The Fed’s and the ECB’s monetary policy decisions, as well as the stance of central banks in the region continue to be relevant.
In the meeting held today, 7 August 2023, based on the currently available data and assessments, as well as in light of the very elevated uncertainty, the NBR Board decided to keep the monetary policy rate at 7.00 percent per annum. Moreover, it decided to leave unchanged the lending (Lombard) facility rate at 8.00 percent per annum and the deposit facility rate at 6.00 percent per annum. Furthermore, the NBR Board decided to keep the existing levels of minimum reserve requirement ratios on both leu- and foreign currency-denominated liabilities of credit institutions.
The NBR Board decisions aim to bring the annual inflation rate back in line with the 2.5 percent ±1 percentage point flat target on a lasting basis, inter alia by anchoring inflation expectations over the medium term, in a manner conducive to achieving sustainable economic growth. At the current juncture, the balanced macroeconomic policy mix and the implementation of structural reforms, also by using EU funds to foster the growth potential over the long term are of the essence in preserving a stable macroeconomic framework and strengthening the capacity of the Romanian economy to withstand adverse developments.

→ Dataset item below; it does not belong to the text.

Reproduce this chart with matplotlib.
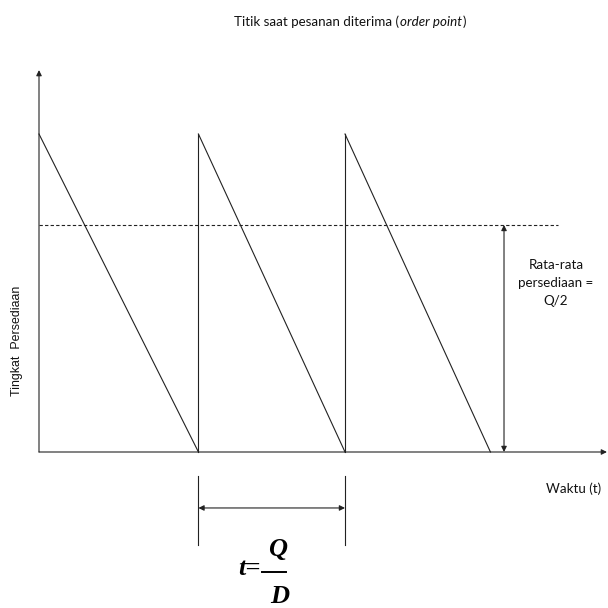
#!/usr/bin/env python3

import matplotlib
matplotlib.use('Agg')
import matplotlib.pyplot as plt

# sawtooth data: time in units of one cycle (Q/D), stock level in units of Q
cycle_start = [0.0, 1.092, 2.096]
cycle_end = [1.092, 2.096, 3.092]
Q = 1.0
avg_level = 0.714

# axis extents and annotation positions (data units)
t_axis_end = 3.89
level_axis_end = 1.201
avg_line_end = 3.555
avg_arrow_t = 3.185
interval_top = -0.075
interval_bottom = -0.292
interval_arrow = -0.176

fig = plt.figure(figsize=(6.08, 6.08), dpi=100)
ax = fig.add_axes([0, 0, 1, 1])
ax.set_xlim(-39 / 146, (608 - 39) / 146)
ax.set_ylim(-156 / 318, 452 / 318)
ax.axis('off')

ink = '#222222'
lw = 0.8
arrow = dict(color=ink, lw=lw, mutation_scale=8, shrinkA=0, shrinkB=0)

# sawtooth: falling line each cycle, vertical jump at the order point
for i in range(len(cycle_start)):
    ax.plot([cycle_start[i], cycle_end[i]], [Q, 0], color=ink, lw=lw)
    if i > 0:
        ax.plot([cycle_start[i], cycle_start[i]], [0, Q], color=ink, lw=lw)

# axes with arrow heads
ax.annotate('', xy=(t_axis_end, 0), xytext=(0, 0),
            arrowprops=dict(arrowstyle='-|>', **arrow))
ax.annotate('', xy=(0, level_axis_end), xytext=(0, 0),
            arrowprops=dict(arrowstyle='-|>', **arrow))

# average stock level
ax.plot([0, avg_line_end], [avg_level, avg_level], color=ink, lw=lw,
        dashes=(3, 2))
ax.annotate('', xy=(avg_arrow_t, avg_level), xytext=(avg_arrow_t, 0),
            arrowprops=dict(arrowstyle='<|-|>', **arrow))

# cycle length marker under the time axis
for t in cycle_start[1:]:
    ax.plot([t, t], [interval_top, interval_bottom], color=ink, lw=lw)
ax.annotate('', xy=(cycle_start[2], interval_arrow),
            xytext=(cycle_start[1], interval_arrow),
            arrowprops=dict(arrowstyle='<|-|>', **arrow))


# texts, placed in figure pixels from the top-left corner
def fx(px):
    return px / 608


def fy(py):
    return 1 - py / 608


sans = ['Lato', 'DejaVu Sans']
fs = 9.6
txt = '#111111'

# title made of plain + italic pieces
fig.canvas.draw()
r = fig.canvas.get_renderer()
x = fx(234)
for piece, style in [('Titik saat pesanan diterima (', 'normal'),
                     ('order point', 'italic'), (')', 'normal')]:
    t = fig.text(x, fy(22), piece, fontsize=fs, family=sans, style=style,
                 ha='left', va='center', color=txt)
    x = t.get_window_extent(r).x1 / fig.bbox.width + 0.001

fig.text(fx(17), fy(341), 'Tingkat  Persediaan', fontsize=8.9,
         family=['Liberation Sans', 'DejaVu Sans'], rotation=90,
         ha='center', va='center', color=txt)

fig.text(fx(556), fy(283), 'Rata-rata\npersediaan =\nQ/2', fontsize=fs,
         family=sans, ha='center', va='center', linespacing=1.6,
         color=txt)
fig.text(fx(574), fy(489), 'Waktu (t)', fontsize=fs, family=sans,
         ha='center', va='center', color=txt)

# t = Q / D formula
serif = ['Liberation Serif', 'DejaVu Serif']
fig.text(fx(238), fy(575), 't=', fontsize=19, family=serif,
         weight='bold', style='italic', ha='left', va='baseline')
fig.text(fx(278), fy(556), 'Q', fontsize=19, family=serif,
         weight='bold', style='italic', ha='center', va='baseline')
fig.text(fx(280), fy(603), 'D', fontsize=19, family=serif,
         weight='bold', style='italic', ha='center', va='baseline')
fig.add_artist(plt.Line2D([fx(262), fx(286)], [fy(572), fy(572)],
                          color='black', lw=1.4))

fig.savefig('out.png', dpi=100, facecolor='white')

The NBR closely monitors developments in the domestic and international environment and will continue to use the tools at its disposal to achieve the fundamental objective of price stability in the medium term.
The new quarterly Inflation Report will be presented to the public in a press conference on 9 August 2023 at 11:00 a.m. The account (minutes) of discussions underlying the adoption of the monetary policy decision during today’s meeting will be posted on the NBR’s website on 18 August 2023 at 3:00 p.m.
The next monetary policy meeting of the NBR Board will be held on 5 October 2023.